● Exercise brief
Only the lines from the line containing "Reproduce this chart with D3.js." to the line containing "const pts80 = [-1.47, -1.50, -1.63, -1.50, -1.50, -1.30, 0.34];", with both of those lines, are to be repeated exactly. Leave the images out.
### Records provided
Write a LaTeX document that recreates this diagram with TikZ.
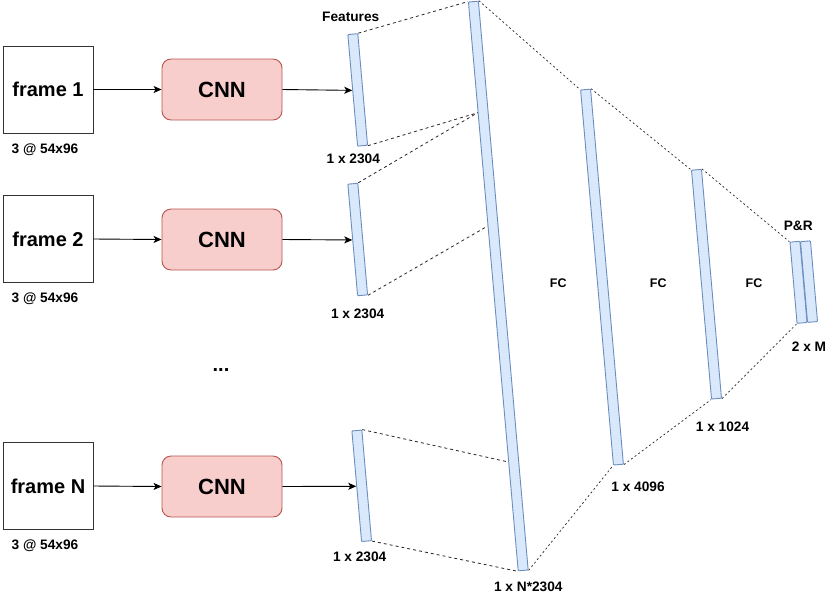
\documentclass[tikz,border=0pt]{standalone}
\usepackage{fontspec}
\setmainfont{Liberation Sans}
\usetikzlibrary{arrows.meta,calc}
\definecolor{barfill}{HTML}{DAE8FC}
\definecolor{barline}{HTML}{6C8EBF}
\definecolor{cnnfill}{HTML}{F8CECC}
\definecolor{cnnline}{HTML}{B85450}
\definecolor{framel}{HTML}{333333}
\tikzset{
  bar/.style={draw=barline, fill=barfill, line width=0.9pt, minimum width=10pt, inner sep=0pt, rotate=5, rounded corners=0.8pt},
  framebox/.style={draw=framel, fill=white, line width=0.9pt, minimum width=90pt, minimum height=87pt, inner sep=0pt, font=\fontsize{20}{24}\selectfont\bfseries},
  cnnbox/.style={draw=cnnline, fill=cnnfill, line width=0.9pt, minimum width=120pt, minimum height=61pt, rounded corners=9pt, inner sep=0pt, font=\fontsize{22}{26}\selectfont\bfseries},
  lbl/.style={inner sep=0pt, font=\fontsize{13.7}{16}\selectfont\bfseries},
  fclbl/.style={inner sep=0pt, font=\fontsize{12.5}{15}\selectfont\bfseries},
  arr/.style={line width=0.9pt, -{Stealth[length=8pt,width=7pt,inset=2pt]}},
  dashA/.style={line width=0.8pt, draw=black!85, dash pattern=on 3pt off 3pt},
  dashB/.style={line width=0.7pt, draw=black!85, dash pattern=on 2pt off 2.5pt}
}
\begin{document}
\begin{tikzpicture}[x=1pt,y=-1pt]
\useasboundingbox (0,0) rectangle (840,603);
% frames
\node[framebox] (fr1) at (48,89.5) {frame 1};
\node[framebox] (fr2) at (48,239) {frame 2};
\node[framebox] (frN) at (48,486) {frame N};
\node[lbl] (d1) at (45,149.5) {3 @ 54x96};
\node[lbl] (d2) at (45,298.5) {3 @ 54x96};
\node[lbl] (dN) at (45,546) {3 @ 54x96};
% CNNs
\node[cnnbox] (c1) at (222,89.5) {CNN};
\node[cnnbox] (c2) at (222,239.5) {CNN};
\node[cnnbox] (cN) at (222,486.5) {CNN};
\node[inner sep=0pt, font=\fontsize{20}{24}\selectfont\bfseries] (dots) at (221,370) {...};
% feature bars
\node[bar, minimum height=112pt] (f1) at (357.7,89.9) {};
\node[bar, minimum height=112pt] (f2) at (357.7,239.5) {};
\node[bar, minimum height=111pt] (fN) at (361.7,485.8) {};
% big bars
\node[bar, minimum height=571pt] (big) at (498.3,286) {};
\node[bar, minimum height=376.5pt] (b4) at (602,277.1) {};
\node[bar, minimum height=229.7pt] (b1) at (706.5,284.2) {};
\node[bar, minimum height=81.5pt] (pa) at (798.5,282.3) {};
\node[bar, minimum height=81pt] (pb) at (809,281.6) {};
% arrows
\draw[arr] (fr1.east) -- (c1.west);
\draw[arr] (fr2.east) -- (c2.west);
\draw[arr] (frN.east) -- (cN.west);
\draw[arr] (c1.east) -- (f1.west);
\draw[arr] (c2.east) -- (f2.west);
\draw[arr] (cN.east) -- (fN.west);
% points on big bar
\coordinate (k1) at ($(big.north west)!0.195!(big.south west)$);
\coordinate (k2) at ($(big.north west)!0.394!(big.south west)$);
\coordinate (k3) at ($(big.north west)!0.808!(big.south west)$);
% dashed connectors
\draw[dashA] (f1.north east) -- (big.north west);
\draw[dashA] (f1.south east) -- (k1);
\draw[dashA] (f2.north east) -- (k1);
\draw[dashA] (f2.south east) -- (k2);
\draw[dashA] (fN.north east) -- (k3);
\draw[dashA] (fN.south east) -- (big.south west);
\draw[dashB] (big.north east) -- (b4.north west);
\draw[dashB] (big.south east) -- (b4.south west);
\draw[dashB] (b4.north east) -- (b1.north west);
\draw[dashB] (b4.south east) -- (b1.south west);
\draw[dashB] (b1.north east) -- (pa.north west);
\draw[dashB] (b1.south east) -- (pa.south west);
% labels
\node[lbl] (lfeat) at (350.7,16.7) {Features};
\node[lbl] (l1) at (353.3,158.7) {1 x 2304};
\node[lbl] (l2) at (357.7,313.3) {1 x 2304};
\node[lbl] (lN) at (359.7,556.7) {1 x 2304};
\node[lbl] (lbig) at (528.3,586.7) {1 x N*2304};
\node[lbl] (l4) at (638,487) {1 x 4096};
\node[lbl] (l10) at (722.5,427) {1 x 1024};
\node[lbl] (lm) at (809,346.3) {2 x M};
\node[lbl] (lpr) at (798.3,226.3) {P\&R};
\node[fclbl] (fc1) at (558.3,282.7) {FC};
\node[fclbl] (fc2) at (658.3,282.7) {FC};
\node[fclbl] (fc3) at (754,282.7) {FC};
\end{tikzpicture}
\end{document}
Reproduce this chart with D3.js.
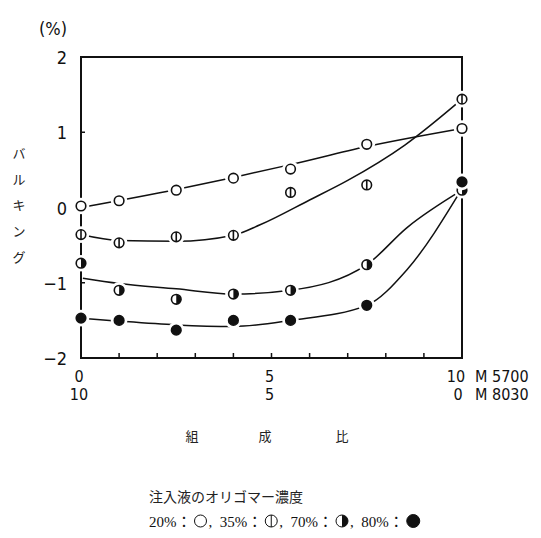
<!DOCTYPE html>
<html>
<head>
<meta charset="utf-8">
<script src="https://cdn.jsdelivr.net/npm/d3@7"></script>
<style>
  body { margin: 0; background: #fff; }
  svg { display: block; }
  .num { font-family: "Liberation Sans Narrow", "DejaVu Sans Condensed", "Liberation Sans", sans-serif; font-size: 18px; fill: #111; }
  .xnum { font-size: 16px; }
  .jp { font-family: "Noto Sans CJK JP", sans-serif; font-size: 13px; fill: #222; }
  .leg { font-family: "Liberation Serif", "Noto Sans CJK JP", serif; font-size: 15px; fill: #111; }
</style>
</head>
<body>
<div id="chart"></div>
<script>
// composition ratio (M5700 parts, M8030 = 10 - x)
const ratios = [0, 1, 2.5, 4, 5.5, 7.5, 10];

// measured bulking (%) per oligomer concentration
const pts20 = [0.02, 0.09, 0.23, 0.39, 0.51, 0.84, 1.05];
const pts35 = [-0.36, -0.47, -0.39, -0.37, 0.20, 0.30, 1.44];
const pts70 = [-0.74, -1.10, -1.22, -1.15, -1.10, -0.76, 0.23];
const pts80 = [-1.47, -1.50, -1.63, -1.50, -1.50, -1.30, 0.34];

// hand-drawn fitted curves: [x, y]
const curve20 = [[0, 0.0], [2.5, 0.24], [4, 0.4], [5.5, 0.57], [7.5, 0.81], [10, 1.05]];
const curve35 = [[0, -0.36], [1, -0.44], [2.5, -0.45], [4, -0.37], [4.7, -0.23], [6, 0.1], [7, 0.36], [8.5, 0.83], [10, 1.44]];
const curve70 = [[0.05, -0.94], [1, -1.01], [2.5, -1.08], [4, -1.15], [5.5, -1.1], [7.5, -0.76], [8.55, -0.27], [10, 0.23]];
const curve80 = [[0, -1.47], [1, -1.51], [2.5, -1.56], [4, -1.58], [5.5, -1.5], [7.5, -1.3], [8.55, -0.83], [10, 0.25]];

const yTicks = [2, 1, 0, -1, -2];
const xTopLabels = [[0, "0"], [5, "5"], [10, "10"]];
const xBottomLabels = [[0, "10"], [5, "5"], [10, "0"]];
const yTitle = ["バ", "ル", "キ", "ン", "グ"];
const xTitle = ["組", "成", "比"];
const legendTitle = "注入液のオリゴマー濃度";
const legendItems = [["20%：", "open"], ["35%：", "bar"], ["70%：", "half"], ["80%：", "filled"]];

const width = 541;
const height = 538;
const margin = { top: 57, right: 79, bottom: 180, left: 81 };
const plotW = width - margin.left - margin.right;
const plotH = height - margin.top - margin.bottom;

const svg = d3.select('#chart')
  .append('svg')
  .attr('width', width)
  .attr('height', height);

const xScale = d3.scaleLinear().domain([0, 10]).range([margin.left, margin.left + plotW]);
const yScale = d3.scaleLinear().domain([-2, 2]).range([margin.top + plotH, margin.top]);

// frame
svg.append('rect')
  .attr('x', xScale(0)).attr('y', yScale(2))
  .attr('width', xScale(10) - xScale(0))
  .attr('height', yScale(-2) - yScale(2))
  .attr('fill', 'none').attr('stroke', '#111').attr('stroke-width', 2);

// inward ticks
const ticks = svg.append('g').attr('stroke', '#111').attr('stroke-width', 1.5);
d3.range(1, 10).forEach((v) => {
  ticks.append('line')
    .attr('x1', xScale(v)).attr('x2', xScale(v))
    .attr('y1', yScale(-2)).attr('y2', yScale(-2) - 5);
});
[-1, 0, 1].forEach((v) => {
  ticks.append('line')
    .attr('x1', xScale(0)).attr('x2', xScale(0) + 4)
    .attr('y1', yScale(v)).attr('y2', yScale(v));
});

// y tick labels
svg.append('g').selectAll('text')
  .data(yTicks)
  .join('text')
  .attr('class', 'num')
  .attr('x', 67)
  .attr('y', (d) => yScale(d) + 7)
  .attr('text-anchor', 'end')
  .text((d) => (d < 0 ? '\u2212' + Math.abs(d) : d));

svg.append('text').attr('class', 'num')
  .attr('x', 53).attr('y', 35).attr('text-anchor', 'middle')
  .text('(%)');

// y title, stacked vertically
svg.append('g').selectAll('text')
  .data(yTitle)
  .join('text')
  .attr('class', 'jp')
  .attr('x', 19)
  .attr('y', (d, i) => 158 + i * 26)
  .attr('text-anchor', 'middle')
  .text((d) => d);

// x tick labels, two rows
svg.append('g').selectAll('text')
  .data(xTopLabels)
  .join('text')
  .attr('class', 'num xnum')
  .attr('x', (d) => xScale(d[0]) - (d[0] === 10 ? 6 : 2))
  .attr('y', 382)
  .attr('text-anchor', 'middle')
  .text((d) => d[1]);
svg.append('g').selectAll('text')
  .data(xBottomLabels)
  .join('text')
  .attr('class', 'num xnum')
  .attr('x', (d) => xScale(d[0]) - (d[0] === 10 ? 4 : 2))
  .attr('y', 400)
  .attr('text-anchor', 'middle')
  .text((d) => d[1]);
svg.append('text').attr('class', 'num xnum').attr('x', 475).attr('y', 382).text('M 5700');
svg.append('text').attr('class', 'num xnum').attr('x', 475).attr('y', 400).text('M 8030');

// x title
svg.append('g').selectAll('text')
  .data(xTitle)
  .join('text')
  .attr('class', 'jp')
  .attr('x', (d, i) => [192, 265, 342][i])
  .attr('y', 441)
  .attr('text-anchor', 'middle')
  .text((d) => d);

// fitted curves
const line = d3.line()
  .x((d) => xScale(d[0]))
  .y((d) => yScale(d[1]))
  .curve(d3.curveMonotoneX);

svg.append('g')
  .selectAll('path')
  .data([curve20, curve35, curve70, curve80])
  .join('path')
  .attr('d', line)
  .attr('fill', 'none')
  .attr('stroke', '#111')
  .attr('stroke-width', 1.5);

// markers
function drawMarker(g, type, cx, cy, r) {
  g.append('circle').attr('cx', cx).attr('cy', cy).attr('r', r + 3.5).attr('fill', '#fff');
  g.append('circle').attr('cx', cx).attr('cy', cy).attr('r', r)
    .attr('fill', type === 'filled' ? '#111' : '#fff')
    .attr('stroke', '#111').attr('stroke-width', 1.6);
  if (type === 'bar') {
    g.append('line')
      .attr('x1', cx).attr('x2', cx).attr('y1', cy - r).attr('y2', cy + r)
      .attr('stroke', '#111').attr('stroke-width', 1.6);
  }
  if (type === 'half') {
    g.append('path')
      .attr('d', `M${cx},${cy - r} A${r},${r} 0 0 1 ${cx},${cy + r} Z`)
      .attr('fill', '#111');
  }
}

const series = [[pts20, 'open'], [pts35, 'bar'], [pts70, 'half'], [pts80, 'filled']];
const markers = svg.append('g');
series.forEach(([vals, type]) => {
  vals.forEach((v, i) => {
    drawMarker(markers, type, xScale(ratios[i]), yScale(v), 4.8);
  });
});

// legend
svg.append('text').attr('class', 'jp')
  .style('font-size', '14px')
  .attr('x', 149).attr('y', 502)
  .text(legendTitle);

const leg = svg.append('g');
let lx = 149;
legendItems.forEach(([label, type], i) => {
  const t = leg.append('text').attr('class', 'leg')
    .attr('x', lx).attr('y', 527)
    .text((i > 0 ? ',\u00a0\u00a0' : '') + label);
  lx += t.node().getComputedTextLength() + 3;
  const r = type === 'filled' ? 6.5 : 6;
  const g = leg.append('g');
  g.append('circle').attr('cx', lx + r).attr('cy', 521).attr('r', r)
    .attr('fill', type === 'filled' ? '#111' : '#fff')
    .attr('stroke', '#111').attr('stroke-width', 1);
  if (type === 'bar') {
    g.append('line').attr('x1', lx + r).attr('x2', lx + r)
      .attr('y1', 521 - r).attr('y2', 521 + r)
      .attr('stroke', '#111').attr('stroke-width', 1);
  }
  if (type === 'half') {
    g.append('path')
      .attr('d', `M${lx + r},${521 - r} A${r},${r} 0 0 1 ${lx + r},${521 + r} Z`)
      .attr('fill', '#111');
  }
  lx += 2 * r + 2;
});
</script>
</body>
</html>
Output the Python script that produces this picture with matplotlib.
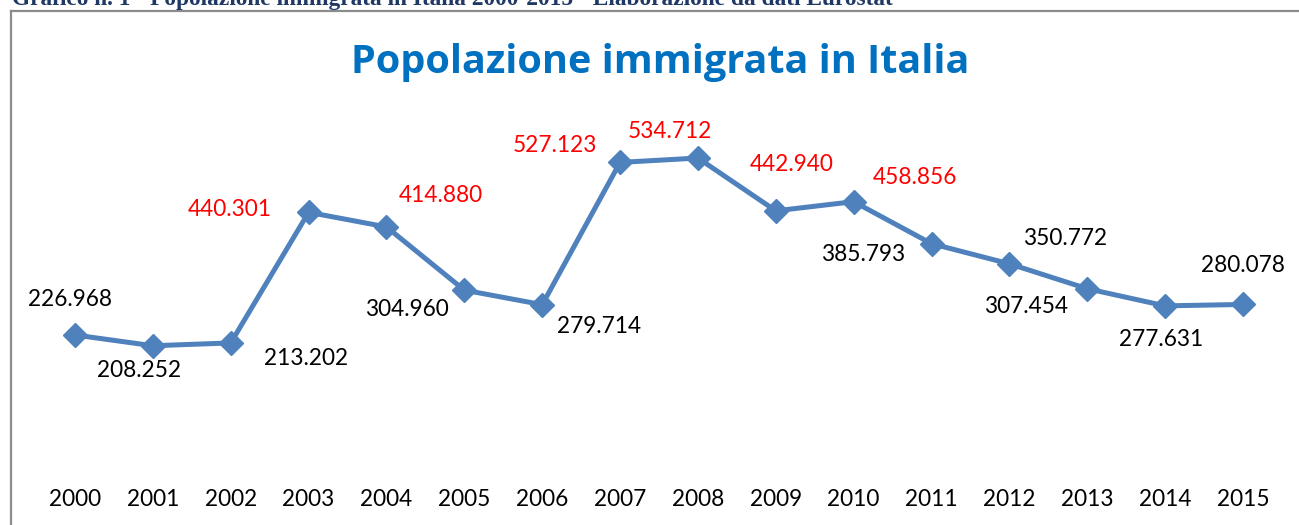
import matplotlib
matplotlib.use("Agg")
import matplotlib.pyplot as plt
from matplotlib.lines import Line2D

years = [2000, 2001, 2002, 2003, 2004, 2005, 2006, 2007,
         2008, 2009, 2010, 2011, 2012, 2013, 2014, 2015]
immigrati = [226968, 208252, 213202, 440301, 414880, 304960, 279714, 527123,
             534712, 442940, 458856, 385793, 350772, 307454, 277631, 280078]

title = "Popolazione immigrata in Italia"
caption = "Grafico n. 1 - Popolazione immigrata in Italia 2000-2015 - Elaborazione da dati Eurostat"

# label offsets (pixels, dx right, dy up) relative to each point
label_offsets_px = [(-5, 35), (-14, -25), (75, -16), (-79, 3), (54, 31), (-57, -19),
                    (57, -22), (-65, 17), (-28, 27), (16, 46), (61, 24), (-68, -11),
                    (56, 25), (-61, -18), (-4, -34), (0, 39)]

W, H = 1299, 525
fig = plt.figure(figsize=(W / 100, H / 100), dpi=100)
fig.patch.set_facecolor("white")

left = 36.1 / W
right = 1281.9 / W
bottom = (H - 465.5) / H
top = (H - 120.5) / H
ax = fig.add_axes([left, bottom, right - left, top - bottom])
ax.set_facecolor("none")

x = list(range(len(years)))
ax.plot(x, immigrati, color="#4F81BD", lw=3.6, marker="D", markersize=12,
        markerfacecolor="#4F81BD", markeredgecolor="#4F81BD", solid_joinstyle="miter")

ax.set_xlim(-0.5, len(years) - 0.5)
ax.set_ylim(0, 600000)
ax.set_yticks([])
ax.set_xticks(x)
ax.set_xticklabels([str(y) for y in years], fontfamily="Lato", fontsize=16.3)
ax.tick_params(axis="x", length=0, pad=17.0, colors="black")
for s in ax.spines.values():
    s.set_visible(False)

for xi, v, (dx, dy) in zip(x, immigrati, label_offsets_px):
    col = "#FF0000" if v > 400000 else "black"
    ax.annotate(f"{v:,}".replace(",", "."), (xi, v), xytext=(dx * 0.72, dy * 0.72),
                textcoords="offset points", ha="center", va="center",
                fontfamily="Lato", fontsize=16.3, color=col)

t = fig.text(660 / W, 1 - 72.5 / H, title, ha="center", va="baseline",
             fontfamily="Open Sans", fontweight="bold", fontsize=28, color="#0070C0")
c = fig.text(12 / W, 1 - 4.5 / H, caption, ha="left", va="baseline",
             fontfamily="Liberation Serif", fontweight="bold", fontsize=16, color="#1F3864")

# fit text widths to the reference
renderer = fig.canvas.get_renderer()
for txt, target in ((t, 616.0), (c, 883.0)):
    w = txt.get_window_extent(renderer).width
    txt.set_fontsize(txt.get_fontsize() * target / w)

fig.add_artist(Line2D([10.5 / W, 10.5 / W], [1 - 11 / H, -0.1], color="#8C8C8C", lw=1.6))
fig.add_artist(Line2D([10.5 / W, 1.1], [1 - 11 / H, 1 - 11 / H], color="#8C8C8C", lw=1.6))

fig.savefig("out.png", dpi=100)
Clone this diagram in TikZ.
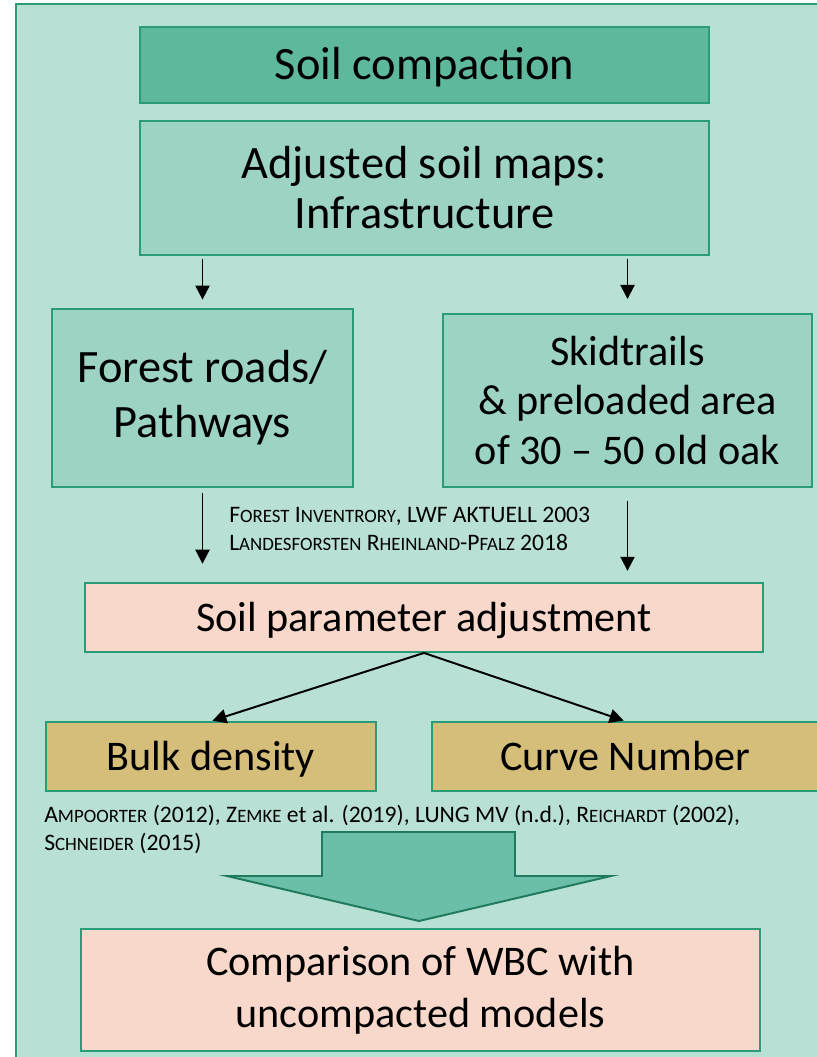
######
● Correct result
Reproduce this chart with D3.js.
<!DOCTYPE html>
<html>
<head>
<meta charset="utf-8">
<script src="https://cdn.jsdelivr.net/npm/d3@7"></script>
<style>
  body { margin: 0; background: #fff; }
  svg { display: block; }
  .num { font-family: "Liberation Sans Narrow", "DejaVu Sans Condensed", "Liberation Sans", sans-serif; font-size: 18px; fill: #111; }
  .xnum { font-size: 16px; }
  .jp { font-family: "Noto Sans CJK JP", sans-serif; font-size: 13px; fill: #222; }
  .leg { font-family: "Liberation Serif", "Noto Sans CJK JP", serif; font-size: 15px; fill: #111; }
</style>
</head>
<body>
<div id="chart"></div>
<script>
// composition ratio (M5700 parts, M8030 = 10 - x)
const ratios = [0, 1, 2.5, 4, 5.5, 7.5, 10];

// measured bulking (%) per oligomer concentration
const pts20 = [0.02, 0.09, 0.23, 0.39, 0.51, 0.84, 1.05];
const pts35 = [-0.36, -0.47, -0.39, -0.37, 0.20, 0.30, 1.44];
const pts70 = [-0.74, -1.10, -1.22, -1.15, -1.10, -0.76, 0.23];
const pts80 = [-1.47, -1.50, -1.63, -1.50, -1.50, -1.30, 0.34];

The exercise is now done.